When I first learnt that my number 11. to you had fallen into the hands of the French Police, and that in all probability it had been transmitted to Paris, I very well knew that the paragraph of which the Translation is now in your hands, would excite attention, and have a degree of interest there stronger than you could imagine—It referred to Transactions, and to the exertion of an influence with which they were well acquainted, and which had given me more trouble and concern than any thing else that has happened during my residence here—When they got the letter the struggle was over, and their objects had been completely defeated—I have no doubt they understood every word of the extract, better than you to whom the letter was directed, because they had reports from other sources relative to the same subject, which you have had no opportunity of perusing.—His Majesty the Emperor Napoleon occupies himself much more with details of Commerce than you seem to be aware of; and if he does not exactly reason from his information as you and I might do, it is because certain motives enter into the composition of his deliberations, which we should not so readily admit.
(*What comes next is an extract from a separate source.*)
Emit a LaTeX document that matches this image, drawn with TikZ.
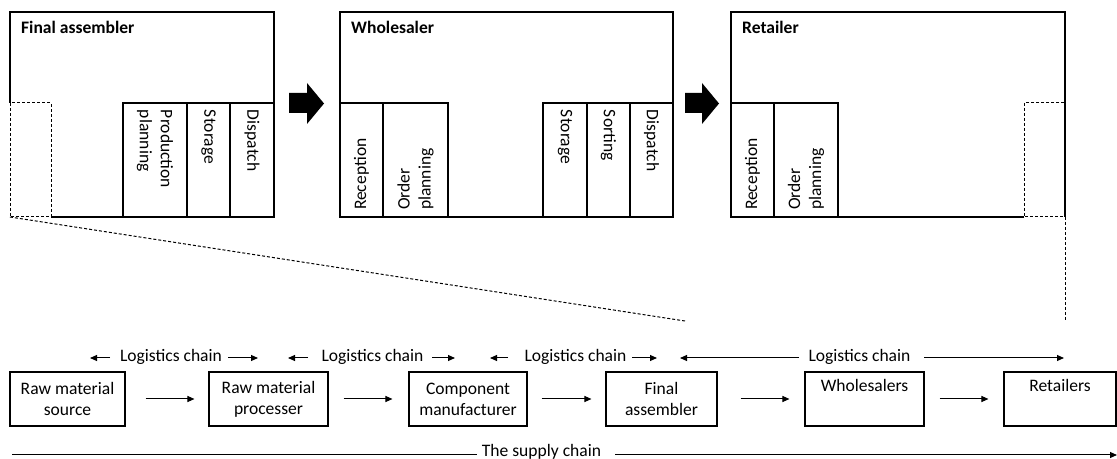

Mr John Henry’s Correspondence is one of the most instructive political pamphlets that has fallen under my cognizance for several years—Among many other interesting Revelations, it discloses, or at least asserts that the Pleasures and the Indolence of certain Ministers abandon to subalterns the Administration of public affairs—One of the great misfortunes of all the old Governments of Europe, and it has not a little contributed to their greatest Calamities of late years, has been precisely this—That their great Men, their Ministers and Generals have been and are Men of Pleasure and Indolence, and of course that their business has of necessity been abandoned to subalterns—Ignorance of what they ought to know, has been no inconsiderable source of the blunders which have been punished by such heavy Calamities to themselves—Whatever may be the Vices of France under her new System, this is not among them—She at least is not governed by subalterns—The activity of all her official administrations might teach her enemies a lesson of wisdom, if luxury, sensuality and indolence could learn wisdom from either friend or foe.—But when Indolence contends with Toil; when Pleasure wrestles with Diligence, which party think you, will bear away the prize?—I certainly do not approve the manner in which His Majesty’s Police obtained possession of my letter; but the extract and translation sufficiently shew, that it was not obtained without a purpose, and I incline to the belief that its final enclosure to you, was intended as a hint that its contents had not been perused without suitable notice.

The City of St. Petersburg has no longer the honour of being the scene of Negotiations, either political or commercial—The Emperor and his Minister of Foreign Affairs have both been nearly three months absent from it, and now in the political Convulsion which is shaking Europe to its deepest foundations, Russia has once more changed her side, and entered upon the “bloody Arena.” The War has been commenced more than three weeks—Of its Events hitherto our information here is not very distinct nor perhaps very accurate—The Russians have been retreating to unite their forces, but nothing decisive of the issue of the Campaign has to our knowledge hitherto occurred.

This explosion has tended very much to aggravate my apprehensions, that another of a similar Nature, may before this have burst upon our own Country—A last hope still lingers upon my mind, that the recent abandonment of the British Orders in Council, forced as it has been by the desperation of hunger, from the very grasp of their authors and supporters, and insidious as the appearance of their conduct is in their manner of yielding to the Storm they have raised, may still lead to arrangements which shall save us from the extremities of War—The debate in the British House of Commons, on the 16th. of June, upon Mr Brougham’s Motion, was of such import to us, to our Government, and to the supporters of its policy among ourselves, that I hope it will be duly known and in all its particulars, in America.—The Evidence appears to have been all printed—I have not seen it, but I hope that too will be transmitted across the Atlantic—Not only the speeches of Mr Brougham; and Mr Baring, but those of Mr Rose and Lord Castlereagh, are memorable Documents, to us—“War in Disguise,” dared not shew his face—And Marryat; the kinsman of our Writers,—the man who in a pamphlet had urged the policy, of forcing the American Government to terms, by distressing the American People into riot against their Rulers—This man was reduced to the necessity of complaining in open Parliament, that he, his wife and children were in danger of being torn to pieces by the frenzy of the starving manufacturers.

God grant that we may yet be spared from the trials and the dangers of this War—Or if we must pass through them, that the Spirit which conducted us through that of our Revolution, may again lead us in triumph through all its Evils.—A Sentiment as profound and ineradicable in my heart, as that of the affection with which I am ever your’s

A.

MHi: Adams Papers, Fourth Generation.